He sostenido en varios encuentros académicos que estamos padeciendo, en términos de desorden ciudadano y de impunidad política, lo que se sembró varias décadas atrás en cuanto a formación intelectual, educación en valores y estructuración del sistema de justicia en el país. De alguna u otra forma la pobreza en valores morales que nos adorna como sociedad tiene sus raíces en la crisis educativa que padecimos en la década de los ochenta y noventa del siglo pasado. Como colectividad, solo ahora cosechamos lo sembrado por otros.

Lo mismo puede decirse hacia adelante, esto es: en las próximas décadas cosecharemos lo que hayamos sembrado hoy, no solo en cuanto a formación en valores sino también en cuanto a formación intelectual de las nuevas generaciones y reestructuración del sistema de justicia. La disciplina, el orden y el respeto a lo común que nos rige, la ley, no surgen de la nada, sino que deben ser trabajados conscientemente a largo plazo desde múltiples áreas.

La ausencia de proyectos comunes hace de nuestra identidad algo frágil, tanto como colectividad y como individuos. La carencia de un proyecto permanente a largo plazo nos debilita y provoca la pérdida de la reflexividad necesaria para la autointerpretación en la recurrente sombra de lo no duradero, de lo frágil y episódico de la vida que solo existe para completar el ciclo vital: nacer, crecer, reproducirse y morir. Lo transitorio de la instantaneidad nos obliga a lo fragmentario y esto último es contrario a la permanencia del proyecto identitario que, aunque se da siempre “en el tiempo”, lo trasciende.

El problema es la falacia de que para emprender reflexivamente una identidad personal o colectiva lo que sostiene la vida, en su propia instantaneidad y necesidad, debe estar satisfecho o por lo menos protegido en su ejecución. Pensamos que, sin lo ligado a su nutrición y seguridad satisfecho, que es la garantía de la continuación en la vida misma, nadie se dedicara a pensar en un proyecto identitario a largo plazo. Pensamos de este modo porque tenemos la creencia de que la configuración de un sí reflexivo solo es posible a largo plazo ya que la narratividad de la vida y del proceso identitario demanda de un discurrir temporal, de una larga disposición temporal de la existencia.

El modo alguno se plantea aquí o se pretende mostrar que el juicio reflexivo sobre sí es posible tan solo dentro del marco de la contemplación y no de la acción humana. La dinámica de la vida misma, en sus diversos niveles y esferas, muestra cómo “la continuidad de la vida” es posible atenderla desde el mundo de la acción humana, desde las actividades que realizamos en términos de labor, trabajo y acción política.

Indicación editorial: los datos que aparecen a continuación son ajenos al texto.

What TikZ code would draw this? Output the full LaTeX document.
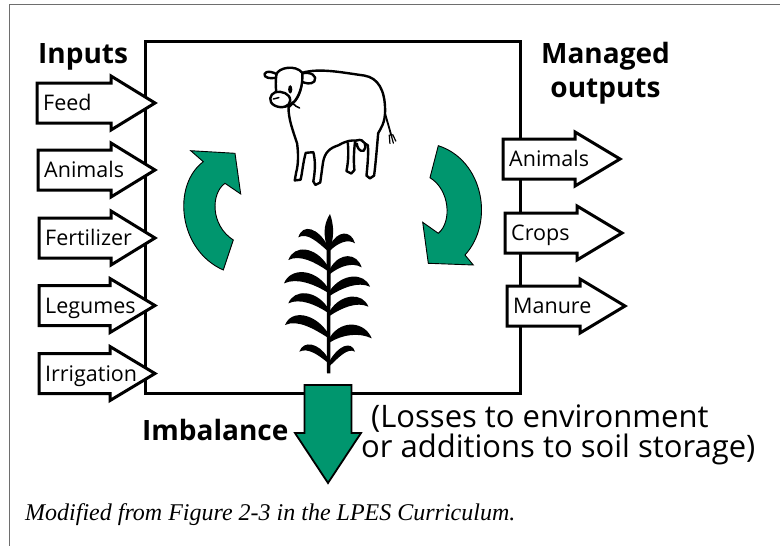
\documentclass[tikz,border=0pt]{standalone}
\usepackage{fontspec}
\setmainfont{Open Sans}
\newfontfamily\capfont{Liberation Serif}
\definecolor{grn}{RGB}{0,150,110}
\definecolor{framec}{RGB}{110,110,110}
\newcommand\blockarrow[6]{%
  \draw[blk] (#2,#3-20) -- (#4,#3-20) -- (#4,#3-27) -- (#5,#3) -- (#4,#3+27) -- (#4,#3+20) -- (#2,#3+20) -- cycle;
  \node[lbl, anchor=base west] (#1) at (#2+6,#3+7.5) {#6};}
\newcommand\cornleaf[5]{%
  \fill (#1,#2-4) .. controls ({#1+(#3-#1)*0.3},{#2-#5}) and ({#3+(#1-#3)*0.15},{#4-0.8*#5}) .. (#3,#4)
    .. controls ({#3+(#1-#3)*0.3},{#4-0.3*#5}) and ({#1+(#3-#1)*0.3},{#2-0.2*#5}) .. (#1,#2+12) -- cycle;}
\begin{document}
\begin{tikzpicture}[x=1pt,y=-1pt,
  blk/.style={draw=black, fill=white, line width=3pt, line join=miter},
  lbl/.style={inner sep=0pt, font=\fontsize{21.5}{25}\selectfont},
  head/.style={inner sep=0pt, font=\fontsize{28}{34}\selectfont\bfseries},
  loss/.style={inner sep=0pt, font=\fontsize{31}{32}\selectfont},
  grnarrow/.style={fill=grn, draw=black, line width=0.9pt, line join=miter},
  cow/.style={draw=black, line width=2.4pt, line join=round, line cap=round}]
\useasboundingbox (0,0) rectangle (780,546);
\fill[white] (0,0) rectangle (780,546);
\draw[framec, line width=1.5pt] (9.5,546) -- (9.5,4.5) -- (780,4.5);
\node[draw, line width=3.2pt, minimum width=375.5pt, minimum height=352.5pt, inner sep=0pt, anchor=north west] (sys) at (143.5,39.5) {};

% cow
\begin{scope}[shift={(254,59)}, scale=0.345]
  \draw[cow, fill=white] (272,243) .. controls (275,280) and (272,305) .. (268,325) -- (282,332) -- (291,322) .. controls (288,290) and (290,265) .. (293,238);
  \draw[cow, fill=white] (140,40) .. controls (190,25) and (260,40) .. (320,48) .. controls (360,55) and (380,90) .. (380,150)
    .. controls (380,185) and (368,200) .. (360,215) .. controls (356,260) and (352,310) .. (348,338) -- (336,346) -- (326,338)
    .. controls (330,300) and (332,270) .. (330,250) .. controls (300,228) and (270,235) .. (245,250)
    .. controls (220,258) and (205,270) .. (200,300) -- (192,358) -- (178,365) -- (172,355)
    .. controls (178,320) and (178,295) .. (172,270) -- (150,272) .. controls (142,300) and (140,330) .. (135,350)
    -- (118,352) -- (122,330) .. controls (130,300) and (128,270) .. (125,245) .. controls (112,205) and (100,175) .. (100,140)
    -- (120,120) .. controls (135,100) and (140,75) .. (140,40) -- cycle;
  \draw[cow, fill=white] (298,236) .. controls (320,228) and (330,255) .. (318,266) .. controls (306,270) and (298,255) .. (298,245);
  \draw[cow, line width=1.8pt] (379,155) .. controls (386,180) and (392,200) .. (398,222);
  \draw[cow, line width=1.2pt] (392,220) -- (394,245) (398,222) -- (404,244) (402,219) -- (411,238);
  \draw[cow, fill=white] (66,44) .. controls (40,30) and (25,40) .. (32,50) .. controls (40,58) and (60,56) .. (66,53);
  \draw[cow, fill=white] (138,42) .. controls (165,35) and (185,50) .. (175,65) .. controls (165,75) and (148,70) .. (139,66);
  \draw[cow, fill=white] (65,45) .. controls (70,25) and (120,15) .. (140,40) .. controls (142,70) and (135,100) .. (118,122)
    .. controls (105,135) and (90,140) .. (80,138) .. controls (65,120) and (60,80) .. (65,45) -- cycle;
  \draw[cow, fill=white] (62,96) .. controls (45,102) and (40,125) .. (60,135) .. controls (80,145) and (105,138) .. (105,120)
    .. controls (105,100) and (80,92) .. (62,96) -- cycle;
  \draw[cow, line width=1.5pt] (56,116) -- (72,112);
  \fill (105,88) ellipse [x radius=6, y radius=12];
  \draw[cow, line width=1.6pt] (110,125) .. controls (118,135) and (125,140) .. (132,142);
\end{scope}

% corn plant
\begin{scope}[shift={(270,210)}, scale=1/3]
  \fill (170,80) -- (182,80) -- (181,490) -- (171,490) -- cycle;
  \fill (169,105) .. controls (158,60) and (166,35) .. (180,12) .. controls (190,40) and (193,70) .. (184,105) -- cycle;
  \cornleaf{172}{110}{85}{82}{55}
  \cornleaf{172}{170}{55}{150}{60}
  \cornleaf{172}{235}{42}{220}{60}
  \cornleaf{172}{295}{55}{280}{55}
  \cornleaf{172}{370}{45}{345}{60}
  \cornleaf{172}{445}{88}{425}{45}
  \cornleaf{180}{110}{255}{100}{50}
  \cornleaf{180}{180}{275}{172}{55}
  \cornleaf{180}{245}{300}{230}{55}
  \cornleaf{180}{305}{295}{290}{55}
  \cornleaf{180}{385}{305}{385}{60}
  \cornleaf{180}{455}{255}{425}{45}
\end{scope}

% green cycle arrows
\draw[grnarrow] (190.7,150.7) -- (235,153.3) -- (240.7,194) -- (225,183.3) .. controls (211,193) and (210,225) .. (233.3,240)
  -- (223.3,270) .. controls (178,250) and (172,185) .. (203.3,161.7) -- cycle;
\draw[grnarrow] (438.3,145.7) .. controls (483,160) and (495,222) .. (465,255) -- (473.3,265) -- (428.3,263.3) -- (422.7,222.3)
  -- (438.3,233.3) .. controls (452,222) and (450,190) .. (430,177.7) -- cycle;

% inputs
\blockarrow{feed}{37}{103}{111}{155}{Feed}
\blockarrow{inanimals}{38}{170}{111}{155}{Animals}
\blockarrow{fert}{39}{238}{111}{155}{Fertilizer}
\blockarrow{legumes}{39}{305.5}{110}{155}{Legumes}
\blockarrow{irrig}{39}{373.5}{110}{155}{Irrigation}

% outputs
\blockarrow{outanimals}{503}{159}{575}{620}{Animals}
\blockarrow{crops}{505}{233}{577}{622}{Crops}
\blockarrow{manure}{507}{306}{580}{625}{Manure}

% imbalance arrow
\draw[fill=grn, draw=black, line width=1.8pt, line join=miter] (304.5,385) -- (351.5,385) -- (351.5,433) -- (361,433) -- (328,483) -- (295,433) -- (304.5,433) -- cycle;

% texts
\node[head, anchor=base west] (inputs) at (38,63) {Inputs};
\node[head, anchor=base] (mout1) at (605.5,63) {Managed};
\node[head, anchor=base] (mout2) at (605.5,97) {outputs};
\node[head, anchor=base west] (imb) at (142,440) {Imbalance};
\node[loss, anchor=base west] (loss1) at (371,427) {(Losses to environment};
\node[loss, anchor=base west] (loss2) at (361,457) {or additions to soil storage)};
\node[inner sep=0pt, anchor=base west, font=\capfont\itshape\fontsize{24}{28}\selectfont] (cap) at (25,520) {Modified from Figure 2-3 in the LPES Curriculum.};
\end{tikzpicture}
\end{document}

La vida inactiva o teorética no es garantía de una mayor reflexividad y, por ende, de un mayor autoconocimiento, sino que en el desarrollo de mis propias capacidades es posible esta certeza de que se está en el camino de una vida ejemplarmente buena y, por tanto, que puede ser alabada y emulada por otros como una vida digna.

A partir de estas ideas me cuestiono la sentencia de Platón en su Carta VII donde señala que “El pobre no es dueño de sí”. Salvando la relación entre pobreza y esclavitud que subyace a la sentencia platónica (el esclavo no se pertenece sino a su amo), podemos argüir que los procesos de reflexividad en el momento actual no están determinados por la condición social y económica de los sujetos.  En condiciones de pobreza hay imperativos de manutención y defensa de la vida que obligan a la satisfacción de las necesidades ligadas a su mantenimiento; pero ello no impide que, en el mismo acto de atención de la necesidad, en la misma preocupación por el vivir se desarrollen caminos de comprensión de sí.

El descubrirse a través del desarrollo de las capacidades conlleva una mejora sustancial y cualitativa de la vida con los demás en el marco de las instituciones justas. Los espacios de reflexividad no son necesariamente espacios de inactividad, ni tiene por qué ser espacios en solitario e individual en todo momento, aunque en última instancia se trate de desarrollo del individuo.